There was, however, one more moment in the sun. In 1953, Kurt Hamrin, Raynor’s right-winger and great friend, was a crossbar’s width away from ending the great Hungary side’s four-year unbeaten run. Just ten days later, the same Hungary team beat England 6-3 in the “Match of the Century”.
The Yorkshireman’s expectation-defying feats had not gone unnoticed in the club game and in 1954, Raynor was appointed as manager of Juventus, a job for which he resigned from his post as manager of the Sweden national team, much to the dismay of his adoring public.
His Italian adventure was brief and ill-fated in equal measure. In Turin, Raynor lasted only until October when, trailing league leaders AC Milan by five points, he was shipped out to bottom of the league Lazio. Raynor managed to turn the tide at the club, leading them to a mid-table finish despite being frustrated by meetings about meetings, bribery and deception which, at the time, were as ingrained into Italian football culture just as much as Catenaccio.
Read | How Pelé, at just 17, dominated the 1958 World Cup final
In the same season, Sweden – now under new management – failed to qualify for the 1954 World Cup, winning just one of their four qualifying matches. The amateurs’ downfall was the catalyst for the introduction of professionalism into the Swedish game and, in many ways, the key reason for Sweden’s success in the 1958 World Cup. While it was too late for Gunnar Nordahl and Gunnar Gren, Liedholm returned to the team, as did Lennart Skoglund, Bengt Gustavsson and Arne Selmosson. Sweden were no longer plucky, unpaid over-achievers but a genuine tour de force. But something was missing.
Raynor returned to his spiritual home in Sweden in March 1957 after, in what was a remarkable step-down, an 11-month stretch with third-tier Coventry, first as Jesse Carver’s assistant and then as manager after Carver’s dramatic exit to Italy. Raynor had never made a secret of his ambitions to manage in his homeland, but his ideas were not well received. Conservative to the core, England always looks towards an ideal past rather than an ideal future. Raynor was an ideas man, and ideas don’t become reality overnight. At the helm of a side whose hierarchy demanded immediate success, he was destined to fail
Raynor was still incredibly well respected in Sweden and, with a home World Cup just around the corner, he was warmly received on his return to the national team setup. When he finalised his squad for the tournament, it had an average age of nearly 29 – one of the oldest squads ever seen in the competition. Raynor had worked hard to assemble it too, having first had to convince the Swedish FA to let him pick Italian-based players and then the convince the clubs themselves to release the players in question.
Sweden sauntered through the group stages, inflicting a measure of revenge on Hungary for 1952 in the process. A Hamrin deuce secured victory over a side that, admittedly, weren’t the dominant force they had been throughout most of the 1950s. The Fiorentina forward also bagged in the 2-0 victory over the Soviet Union in the quarter-final, then again in the 3-1 semi-final win over reigning champions West Germany.

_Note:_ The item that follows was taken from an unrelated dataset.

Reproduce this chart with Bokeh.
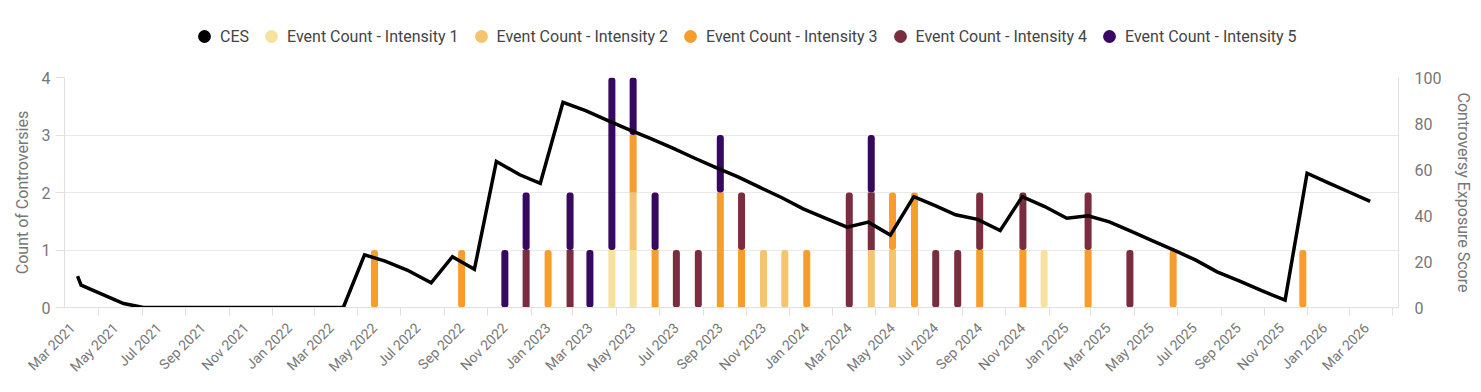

Tor-Björn Andersson called Sweden ’58 the first proper World Cup and the last idyllic one. It was the first truly global edition of the tournament, with each of the four qualifying groups containing a South American, Eastern European, Western European and a British team – no Asian or African countries qualified in 1958.
The Swedish authorities made a concerted effort to bring football to towns and venues which, in the modern era, could never dream of hosting World Cup football. In stark contrast to modern editions, the tournament was largely non-politicised. There was also the bombastic emergence of a 17-year-old Pelé.
Almost twice as old as the Brazilian teenager was Liedholm, the man who opened the scoring in the final. Had the scores stated that way, history might remember Raynor in a manner that befits his astonishing career. Instead, Pelé and Vavá ran rampage, finishing 5-2. The Seleção won their first World Cup; a great Sweden team became a footnote.
Raynor, the first Englishman to reach a World Cup final, next found work at non-league Skegness Town. He retired not long after, knighted in Sweden but barely remembered in England.